72. Basic definition of theft

(1) A person steals if he dishonestly appropriates property belonging to
another with the intention of permanently depriving the other of it.

(2) A person who steals is guilty of theft; and "thief" shall be construed
accordingly.

s73(2) ...(2) A person's appropriation of property belonging to another is not to be
regarded as dishonest-

  (a)  if he appropriates the property in the belief that he has in law the
       right to deprive the other of it, on behalf of himself or of a third
       person; or

  (b)  if he appropriates the property in the belief that he would have the
       other's consent if the other knew of the appropriation and the

       circumstances of it
; or

  (c)  (except where the property came to him as trustee or personal
       representative) if he appropriates the property in the belief that the
       person to whom the property belongs cannot be discovered by taking
       reasonable steps.


I believe that the owner would have consented. The books weren't in a packing case: the skip had leaves and rubbish on the bottom. It was a skip for dumping rubbish. Dennis commented that there had been dozens of people at the skip during business hours (when City Basement Books was presumably still open), and they had topped up the skip: saying nothing and doing nothing to stop people taking books.  I believe, therefore, that they were consenting to people taking the books.

So, from the safety of my blogging desk, I respond to the officer: It's not "technically theft'. The books are, indeed, property.
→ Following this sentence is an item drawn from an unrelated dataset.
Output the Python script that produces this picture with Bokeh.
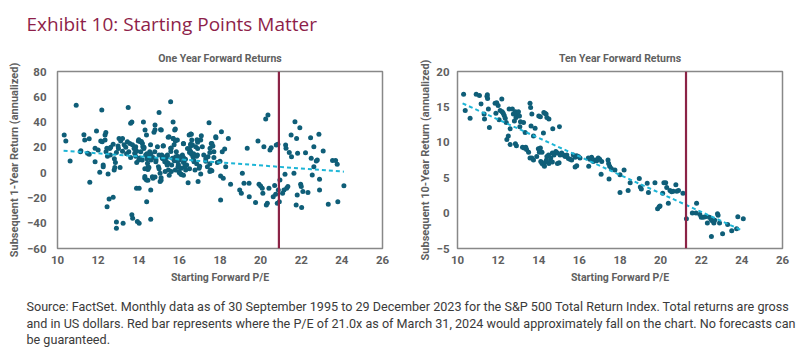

I did appropriate them. But I have a belief of consent (and I'd argue that it's a reasonable belief). (Should City Basement Books put up a sign asking for people to return their books, I wouldn't intend to permanently deprive... but I think my 'belief of consent' at the time of taking is the key point to undermine the officer's "technically it's theft" claim.)


The real sad part of this story is the closing of an interesting city bookstore, and the fact that the best they could do with a large part of their stock was to throw it away. The good side, however, is that although it was threatened with being thrown into landfill it looks like a good 90% of the stock found new homes.



Not connected with anything: this is a photo I took in the Fitzroy Gardens, given an 'otherworldly' colour treatment.

Comments (3)
Anthony Holmes May 2nd, 2010 05:59:03 PM

 Comments
1) City Basement Books
Tim 9/06/2010 4:48:12 PM

I was lucky enough to be passed on a quaint copy of the HWC's "Safety in the Bush 6ed" by a law student who also made it to the dumpster. This particular edition was 1976 vintage, based off the first edition from 1962. It featured a shot by Olegas Truchanas of an unflooded Lake Pedder (both had passed on by 1976).

2) City Basement Books
Kerry 8/02/2011 10:40:23 AM

City Basement Books has now re-opened again, at 342 Flinders Street, Melbourne.

And the books in the skip were free to good homes!

3) City Basement Books
Anthony Holmes 8/02/2011 11:11:13 AM

Woo Hoo!

I'm happy to see that we only lost City Basement Books for six months. I'll have to head down Flinders Street to check out the stock.

(And thanks for confirming that the skip books were free to good homes. I've often leafed through "The Golden Band; Holland's fight against the sea", but I haven't yet got around to starting "Churchill's Secret Speeches"... but I'll do so soon!)